NVIDIA has released a massive, open-source dataset designed to accelerate the development of physical AI in robotics and autonomous vehicles (AVs). Unveiled at GTC in San Jose, the dataset aims to provide researchers and developers with a significant head start in building the next generation of AI models.
The initial dataset, available on Hugging Face, includes 15 terabytes of data featuring more than 320,000 trajectories for robotics training and up to 1,000 Universal Scene Description (OpenUSD) assets.
Future updates will add extensive data for AV development, including 20-second clips of diverse traffic scenarios from more than 1,000 cities across the US and Europe.

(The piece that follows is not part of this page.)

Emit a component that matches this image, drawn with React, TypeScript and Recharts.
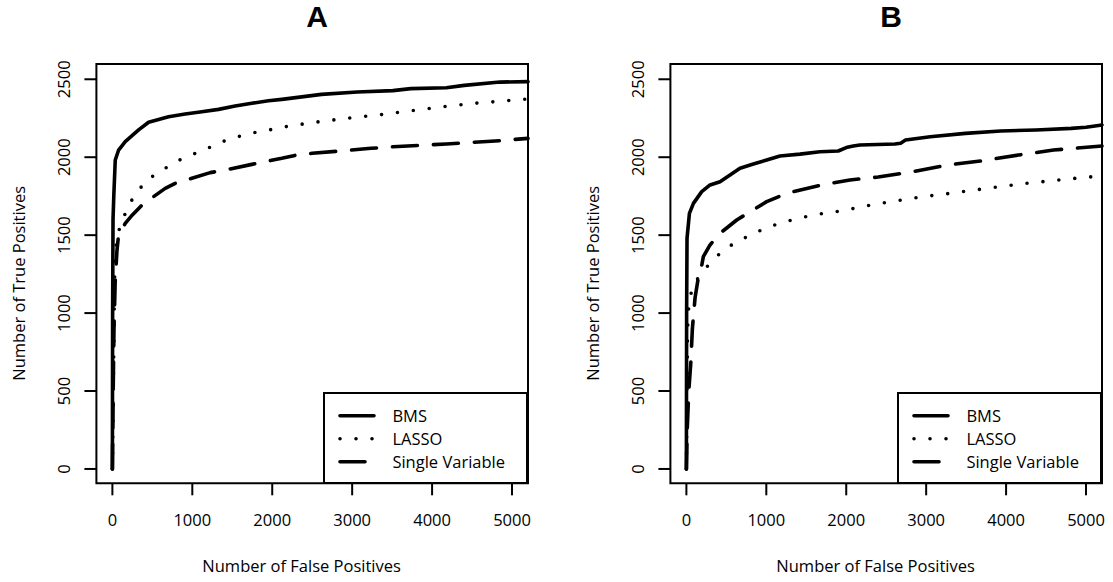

The dataset is crucial for developing AI models that can power robots to safely navigate complex environments, such as warehouses and hospitals, and for creating autonomous vehicles that can handle challenging traffic situations like construction zones.
It will also support the development of digital twins to simulate rare and challenging conditions, enhancing safety research and model performance.
Early adopters include prominent research centres such as Berkeley DeepDrive Center, Carnegie Mellon Safe AI Lab and Contextual Robotics Institute at UC San Diego. These institutions plan to use the dataset to advance AI models for predicting road user movements, evaluating self-driving car safety and developing semantic AI models for robots to understand various environments.